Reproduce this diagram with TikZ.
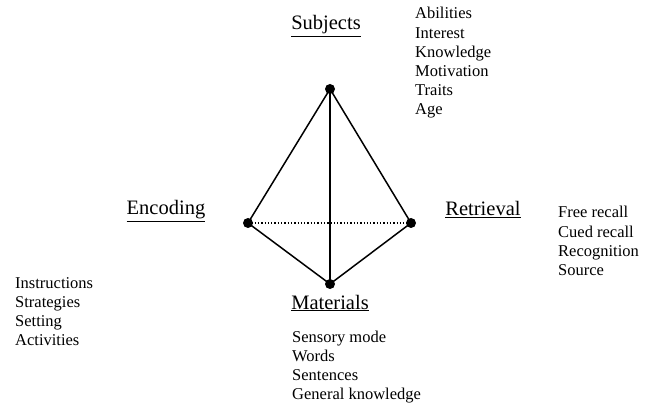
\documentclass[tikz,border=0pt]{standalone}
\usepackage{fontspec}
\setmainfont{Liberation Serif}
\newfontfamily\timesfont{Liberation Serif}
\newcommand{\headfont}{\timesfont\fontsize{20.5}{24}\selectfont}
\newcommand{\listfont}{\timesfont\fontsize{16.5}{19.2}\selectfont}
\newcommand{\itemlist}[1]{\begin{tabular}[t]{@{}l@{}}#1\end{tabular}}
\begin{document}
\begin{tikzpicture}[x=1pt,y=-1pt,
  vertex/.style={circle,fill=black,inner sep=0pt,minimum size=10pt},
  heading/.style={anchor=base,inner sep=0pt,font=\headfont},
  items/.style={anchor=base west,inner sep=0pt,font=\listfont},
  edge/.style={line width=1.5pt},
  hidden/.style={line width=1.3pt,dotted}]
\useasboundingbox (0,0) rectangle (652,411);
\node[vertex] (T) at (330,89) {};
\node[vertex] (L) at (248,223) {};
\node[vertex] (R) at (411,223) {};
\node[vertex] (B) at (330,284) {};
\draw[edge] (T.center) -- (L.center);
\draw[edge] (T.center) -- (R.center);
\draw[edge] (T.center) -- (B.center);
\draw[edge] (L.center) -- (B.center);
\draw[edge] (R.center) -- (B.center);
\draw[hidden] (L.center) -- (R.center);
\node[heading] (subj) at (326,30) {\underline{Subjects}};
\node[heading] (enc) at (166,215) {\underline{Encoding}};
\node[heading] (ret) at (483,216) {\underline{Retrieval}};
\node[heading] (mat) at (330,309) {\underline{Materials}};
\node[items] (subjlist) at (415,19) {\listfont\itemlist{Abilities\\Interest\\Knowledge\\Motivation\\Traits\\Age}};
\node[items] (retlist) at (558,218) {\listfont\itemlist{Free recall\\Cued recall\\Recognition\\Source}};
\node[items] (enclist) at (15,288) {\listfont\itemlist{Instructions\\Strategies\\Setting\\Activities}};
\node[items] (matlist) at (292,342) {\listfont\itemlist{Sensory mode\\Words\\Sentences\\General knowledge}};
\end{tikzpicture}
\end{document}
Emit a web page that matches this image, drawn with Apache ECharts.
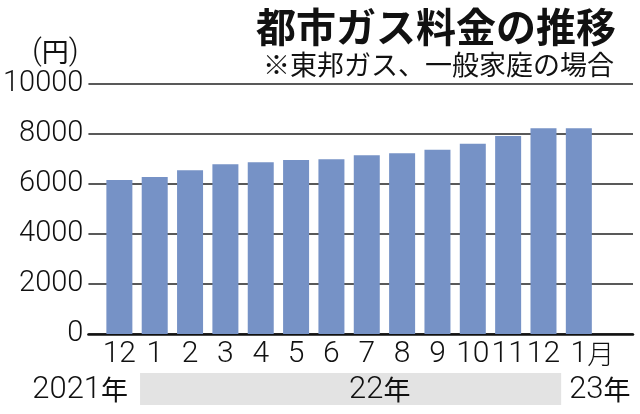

- - -

A faithful copy of the records above is needed, with the pictures left out.

Reproduce this diagram with TikZ.
\documentclass[tikz,border=0pt]{standalone}
\usepackage{fontspec}
\setmainfont{Liberation Serif}
\newfontfamily\timesfont{Liberation Serif}
\newcommand{\headfont}{\timesfont\fontsize{20.5}{24}\selectfont}
\newcommand{\listfont}{\timesfont\fontsize{16.5}{19.2}\selectfont}
\newcommand{\itemlist}[1]{\begin{tabular}[t]{@{}l@{}}#1\end{tabular}}
\begin{document}
\begin{tikzpicture}[x=1pt,y=-1pt,
  vertex/.style={circle,fill=black,inner sep=0pt,minimum size=10pt},
  heading/.style={anchor=base,inner sep=0pt,font=\headfont},
  items/.style={anchor=base west,inner sep=0pt,font=\listfont},
  edge/.style={line width=1.5pt},
  hidden/.style={line width=1.3pt,dotted}]
\useasboundingbox (0,0) rectangle (652,411);
\node[vertex] (T) at (330,89) {};
\node[vertex] (L) at (248,223) {};
\node[vertex] (R) at (411,223) {};
\node[vertex] (B) at (330,284) {};
\draw[edge] (T.center) -- (L.center);
\draw[edge] (T.center) -- (R.center);
\draw[edge] (T.center) -- (B.center);
\draw[edge] (L.center) -- (B.center);
\draw[edge] (R.center) -- (B.center);
\draw[hidden] (L.center) -- (R.center);
\node[heading] (subj) at (326,30) {\underline{Subjects}};
\node[heading] (enc) at (166,215) {\underline{Encoding}};
\node[heading] (ret) at (483,216) {\underline{Retrieval}};
\node[heading] (mat) at (330,309) {\underline{Materials}};
\node[items] (subjlist) at (415,19) {\listfont\itemlist{Abilities\\Interest\\Knowledge\\Motivation\\Traits\\Age}};
\node[items] (retlist) at (558,218) {\listfont\itemlist{Free recall\\Cued recall\\Recognition\\Source}};
\node[items] (enclist) at (15,288) {\listfont\itemlist{Instructions\\Strategies\\Setting\\Activities}};
\node[items] (matlist) at (292,342) {\listfont\itemlist{Sensory mode\\Words\\Sentences\\General knowledge}};
\end{tikzpicture}
\end{document}
Emit a web page that matches this image, drawn with Apache ECharts.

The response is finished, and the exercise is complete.